Corps is facing an unsustainable future
A recent study of the mission and methods of the U.S. Army Corps of Engineers tells a familiar story for those managing our nation’s shoreline: The agency is being tasked to do more with less, and faces a changed mission built on less reliable funding and more complex projects.
The report, the first of a series commissioned by the Corps from the National Research Council (part of the National Academy of Sciences and the National Academy of Engineering), solicits independent advice on how the Corps could improve its functioning now and into the future. This initial effort focused on findings, not recommendations.
Even though coastal management gets only a small slice of the Corps’ multi-billion-dollar budget each year, the agency is the conduit for most federal funds for coastal management, along with other infrastructure maintenance that could affect beaches (such as inlet management) as well as permitting. Below are some of the report’s findings, with an explanation why coastal communities should be concerned:
• “There has been a declining level of investment in the civil works infrastructure owned and operated by the Corps of Engineers. Deferred costs of maintenance of the nation’s aging flood and hurricane protection and navigation infrastructure are considerable. Despite decreasing emphasis on new construction, Congress and the nation will continue to rely upon the Corps for emergency response activities and for periodic upgrades to civil works infrastructure.”
With less annual funding and mounting deferred costs, competition for federal funds will increase… not a good prospect for coastal projects as the appropriations model shifts from one driven by Congress to one driven by the Corps. The final outcome of this shift may be favorable for coastlines, but the transition could be unsettling.
• “Despite declining investment levels and numbers of Corps personnel, the nation expects the Corps to provide a number of services, including flood control, water-based recreation, commercial navigation, ecosystem restoration, hydropower production, and coastal and beach protection. This situation leads to expectations that the Corps of Engineers and its civil works construction program cannot meet consistently.”
A broader mission balanced on a narrower funding base is inherently unsustainable, even as coastal management (among the myriad Corps missions) is only successful when it can be consistently planned and undertaken.
• “The backlog of authorized federal water resources projects that have not yet received appropriations, or which have begun some level of planning or construction and await additional funds for completion, is considerable. There is also a considerable backlog of existing water project and infrastructure maintenance. The collective backlog of unfinished work leads to projects being delayed, conducted in a stop-start manner, and to overall inefficient project delivery.”
As any coastal manager working on a federal project will tell you, this reality means your project funding needs to be creative (to cobble together sources), flexible (since projects must draw on numerous and diverse funders) and focused (because securing federal funding takes years of work, getting money over numerous budget years rather than all at once when your project needs it). Currently, just completing feasibility studies for coastal protection projects can average more than 10 years, which costs local communities and the federal government hundreds of thousands of additional dollars for just one step in the entire process.
• “The modern context for water resources management involves smaller budgets, cost sharing, an expanded range of objectives, and inclusion of more public and private stakeholders in management decisions.
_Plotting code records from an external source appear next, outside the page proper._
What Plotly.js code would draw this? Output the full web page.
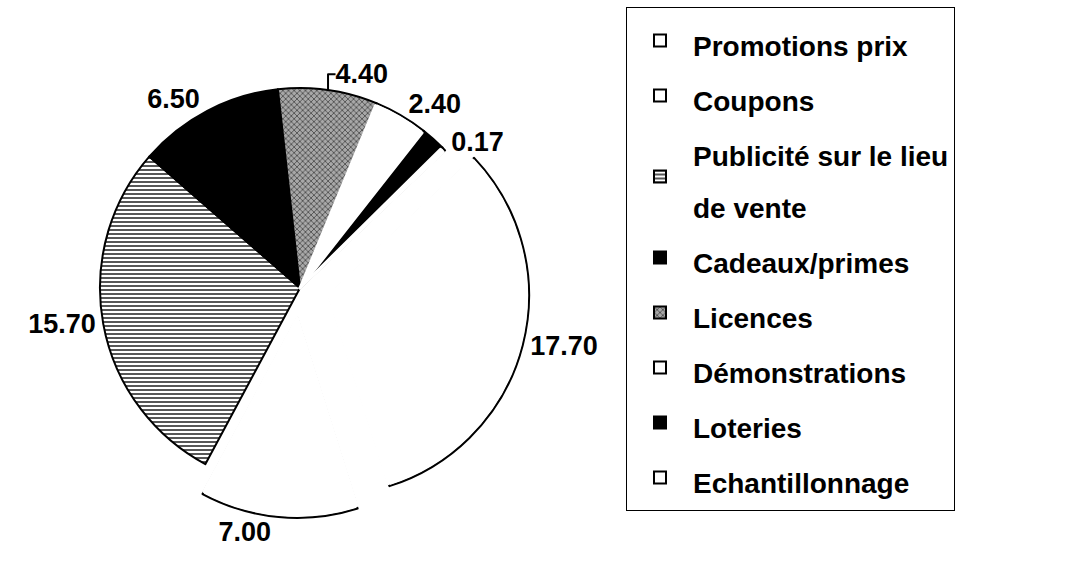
<!DOCTYPE html>
<html><head><meta charset="utf-8">
<script src="https://cdn.plot.ly/plotly-3.0.1.min.js"></script>
<style>html,body{margin:0;padding:0;background:#fff}#chart{width:1065px;height:577px}</style>
</head><body><div id="chart"></div>
<script>
// Data (clockwise order, starting at the large white slice)
const categories = ["Promotions prix", "Coupons", "Publicité sur le lieu de vente", "Cadeaux/primes",
                    "Licences", "Démonstrations", "Loteries", "Echantillonnage"];
const values = [17.70, 7.00, 15.70, 6.50, 4.40, 2.40, 1.10, 0.17];
const valueShown = [true, true, true, true, true, true, false, true];

// Styles (kept apart from the data)
const sliceColors = ["#ffffff", "#ffffff", "#ffffff", "#000000", "#a8a8a8", "#ffffff", "#000000", "#ffffff"];
const patternShapes = ["", "", "-", "", "x", "", "", ""];
const patternFg = ["#000", "#000", "#2a2a2a", "#000", "#505050", "#000", "#000", "#000"];
const plainWhite = [true, true, false, false, false, true, false, true];
const pulls = [0.15, 0.15, 0, 0, 0, 0, 0, 0];

const W = 1065, H = 577;
const FONT = 'Arial, "Liberation Sans", Helvetica, sans-serif';
const CX = 300, CY = 288, R = 200;

function domainFor(r) {
  const half = r * (1 + Math.max(...pulls));
  return {x: [(CX - half) / W, (CX + half) / W], y: [1 - (CY + half) / H, 1 - (CY - half) / H]};
}

const legendNames = categories.map(c =>
  '<span style="font-size:28px">' + c.replace(' le lieu ', ' le lieu<br>') + '</span>');

const common = {
  type: 'pie', labels: legendNames, values: values, sort: false,
  direction: 'clockwise', rotation: 46.5, pull: pulls, hoverinfo: 'none'
};

const main = Object.assign({}, common, {
  marker: {
    colors: sliceColors,
    line: {color: '#000', width: 2},
    pattern: {shape: patternShapes, fgcolor: patternFg, bgcolor: sliceColors, size: 4, solidity: 0.4}
  },
  texttemplate: valueShown.map(s => s ? '%{value:.2f}' : ''),
  textposition: 'outside',
  outsidetextfont: {family: FONT, size: 27, weight: 'bold', color: '#000'},
  domain: domainFor(R)
});

// white slices in the print have no radial edges: cover them, keep the outer arc
const cover = Object.assign({}, common, {
  marker: {
    colors: plainWhite.map(w => w ? '#ffffff' : 'rgba(0,0,0,0)'),
    line: {color: plainWhite.map(w => w ? '#ffffff' : 'rgba(0,0,0,0)'), width: 3}
  },
  textinfo: 'none',
  showlegend: false,
  domain: domainFor(R - 2.6)
});

const layout = {
  width: W, height: H,
  margin: {l: 0, r: 0, t: 0, b: 0},
  paper_bgcolor: '#fff',
  showlegend: true,
  legend: {
    x: 626 / W, xanchor: 'left', y: 1 - 7 / H, yanchor: 'top',
    bordercolor: '#000', borderwidth: 1, bgcolor: '#fff',
    font: {family: FONT, size: 40, weight: 'bold', color: '#000'},
    itemwidth: 56, traceorder: 'normal'
  }
};

Plotly.newPlot('chart', [main, cover], layout, {staticPlot: true, displayModeBar: false});
</script>
</body></html>
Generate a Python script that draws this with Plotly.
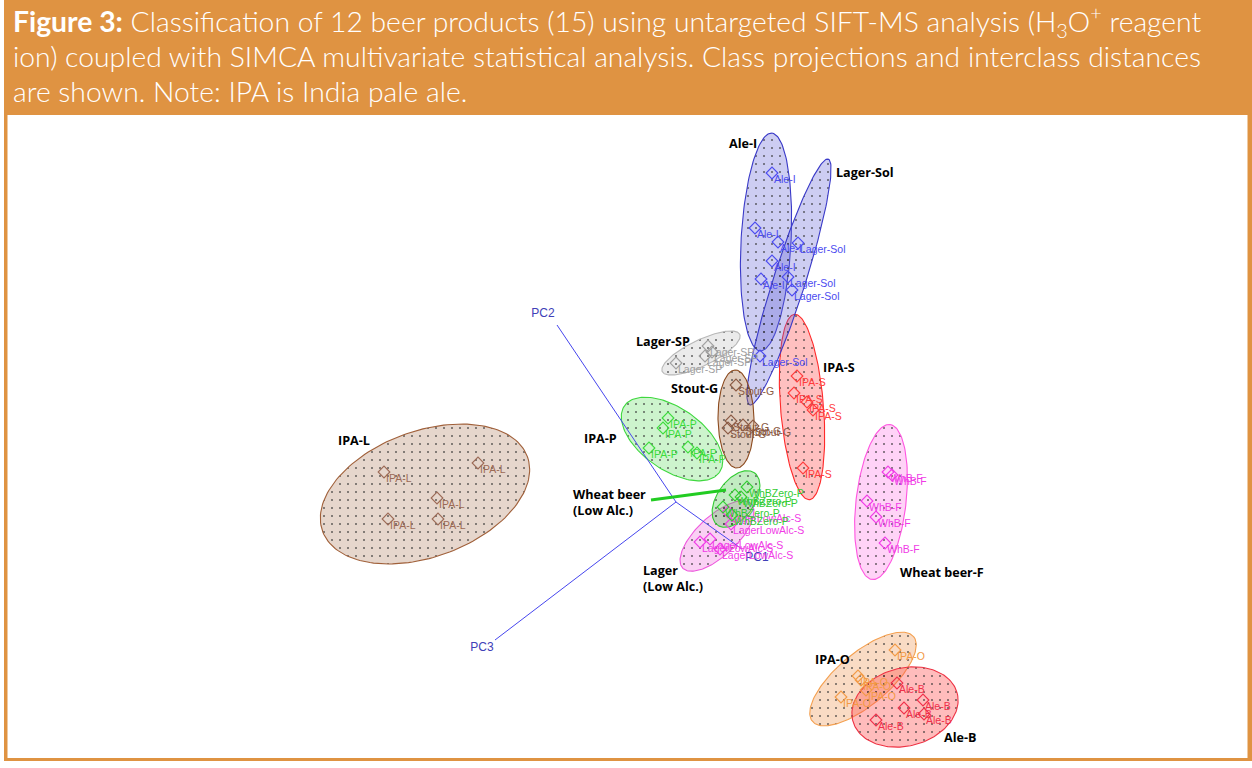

Two important implications … are, (1) given current budget realities, the nation may have to consider more flexible, innovative and lower-cost solutions to achieving water-related objectives, and (2) the Corps of Engineers will by necessity work in settings with more collaboration and public and private partnerships than in the past.”
The future of coastal management belongs to the adaptable, and how your community adjusts will directly affect how it succeeds. For the Corps, change is never easy… but this report rightly deems it inevitable.
• “The Corps of Engineers is increasingly challenged to provide a wide variety of water project benefits, some of which often are not consistent and compatible with one another. … the Corps increasingly finds itself involved in controversies over shared water resources that are beyond the agency’s mandates and resources to fully resolve.”
These broader missions will put the agency in conflict with itself. It will also force the agency to consider a broader scope of issues when it addresses coastal management projects and proposals, which could make life more complicated for local communities advancing those projects.
The report offers a final note: “The Corps of Engineers reflects a national water planning paradox: National water resources demands are increasing and becoming more complex, while at the same time, national investments in water infrastructure exhibit a declining trend. Moreover, in some parts of the nation there are additional water management objectives relevant to Corps project operations, such as water quality goals, in which the agency may be requested to expand its involvement.”
The bottom line: The Corps is facing a crucial crossroads in how it carries out its many missions, and coastal communities need both to be aware of the changing horizon of the agency and to be more proactive both in working with the Corps and in planning its coastal management strategy.